Under Cindy’s direction, Columbia’s Certificate (CPA) in Narrative Medicine has grown into a model of innovative, human-centered education. She designed the program from the ground up — integrating asynchronous online coursework with live workshops and readings that challenge students to think beyond diagnostics and delve into the lived experience of illness and life.

Her favorite writers — a blend of literary icons and contemporary thinkers — are part of the curriculum and part of her personal toolbox. They offer what she calls “narrative curiosity” ways to approach ambiguity, hold space for suffering, and resist reductive answers.

“When we read Toni Morrison in class, we’re not escaping healthcare,” she says. “We’re deepening our understanding of it,” she says, ”The authors we read help us name injustice, honor identity, and validate pain in a way charts and codes never could.”

 

“So many people are quietly suffering. Narrative medicine gives them ways to process, to reflect, to reconnect with their 'why.'”
Cindy Smalletz

Creating the Future of Healthcare


As medicine reckons with its limits — technological, ethical, emotional — Cindy sees narrative medicine not as a luxury, but a necessity. A way forward.

“Data can tell you what’s happening,” she says. “But stories tell you why it matters — and only then can the path forward be created.”
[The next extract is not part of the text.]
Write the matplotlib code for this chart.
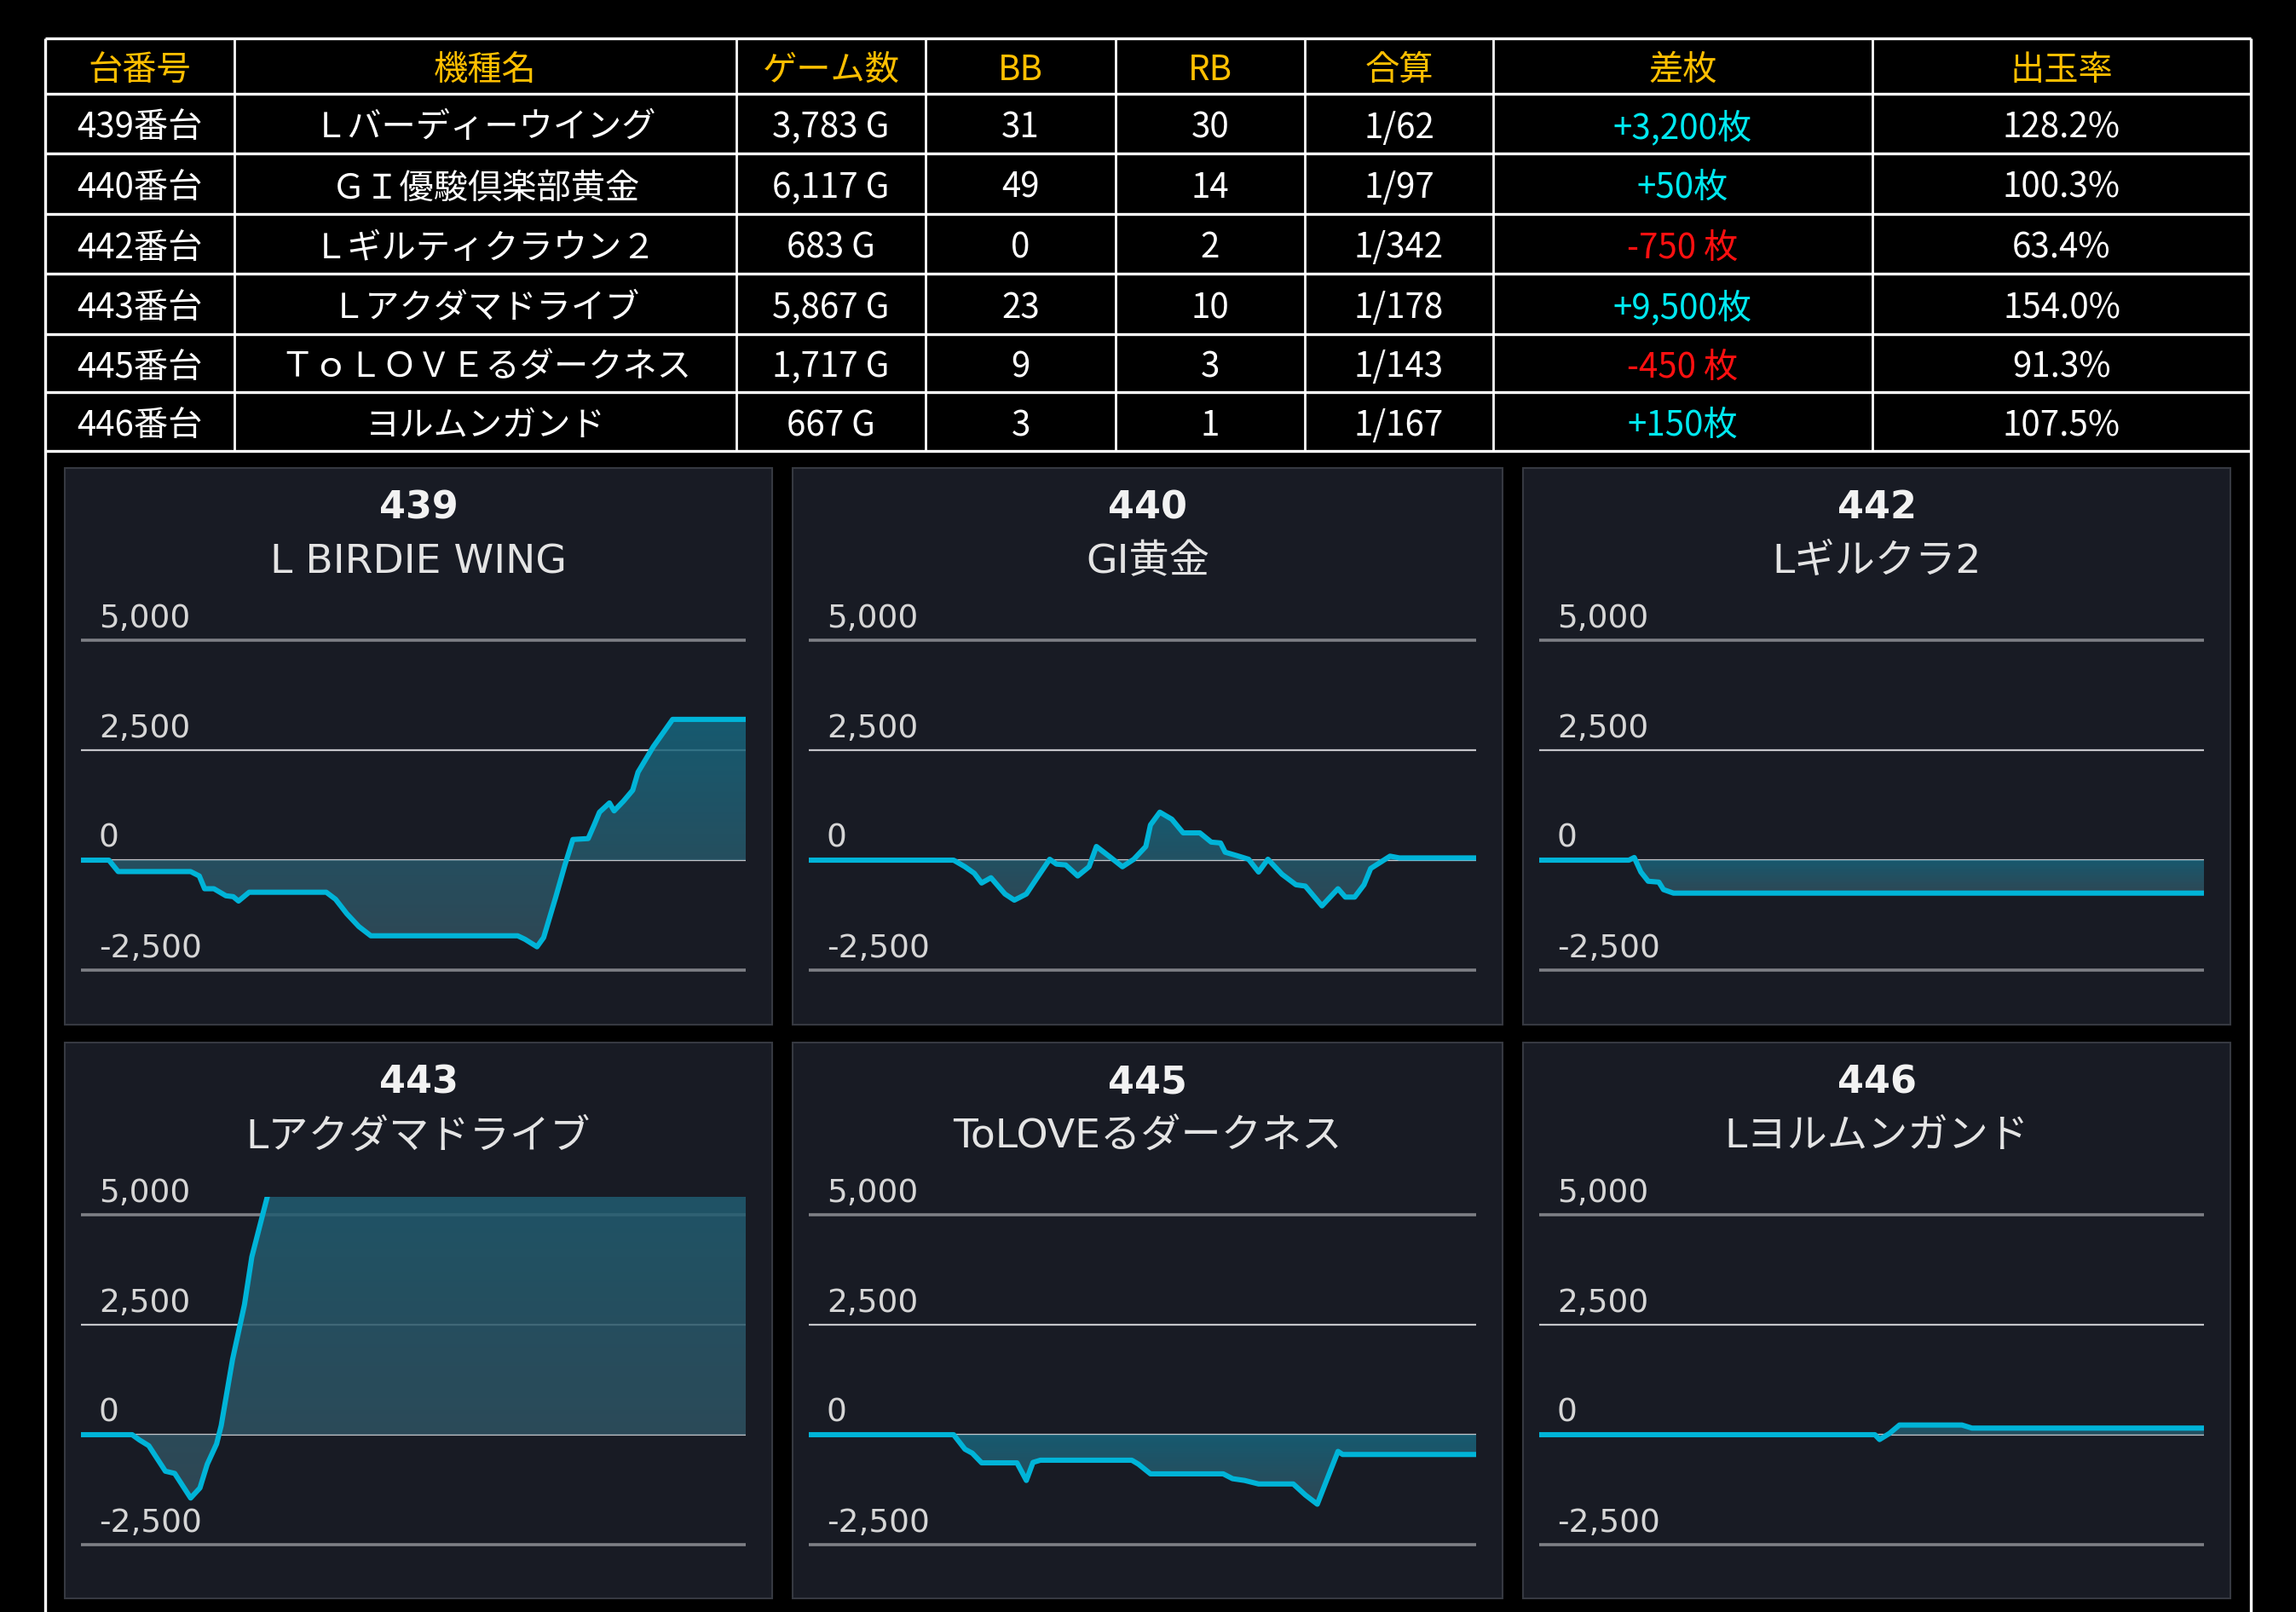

With health systems increasingly recognizing the value of empathy, cultural humility, and patient-centered care, Cindy’s approach is more relevant than ever. And for her, it all starts with reading differently, listening more deeply, and seeing health not just as the absence of disease, but the presence of meaning.

“My goal for the Certificate (CPA) program has always been to build a community of to passionate people who want to change the world,” says Cindy. 

 

Getting to Know Cindy

 

1.  What is your idea of perfect happiness?

My perfect happiness is being present for myself and for others. This can happen meeting hikers on a mountain far away, just like it can happen in a nursing home sitting and being gifted with someone’s story. This can happen in a phone call, or a passing conversation at the farmers market, or a friendly wave on my morning run. Being filled with stories from others is my happiness. Now, if that were to happen on an autumn day up north with leaves changing and fresh air and food, that’s even better, but waiting for the perfect day is futile, and focusing on the little moments makes every day full of possibilities.

 

2.  What do you consider your greatest achievement?

Finishing occupational therapy school was huge. Was it my greatest? Probably not. But it was significant enough, going back to school mid-life and working full time during school and also managing the difficulties of my life at the time, really made that success something I still can’t believe I got through.

 

3.  Describe yourself in six words.

Curious, smiling, energetic, imperfect, hopeful, determined

 

4.  What are you most grateful for?

I’m grateful for so many humans and animals who have seen me and witnessed me through the good and the mess up until today – some are friends, family, colleagues, healthcare professionals, and clients, and so many others are strangers who I might speak to on the street, or sit next to once on a train, or chat with over a poem at a restaurant. These are the people who see me, and some see me in that moment and some see me over my lifespan, but each one of those “little angels” as I call them, teaches me something about life, about showing up, and about what I strive to be for others in my life.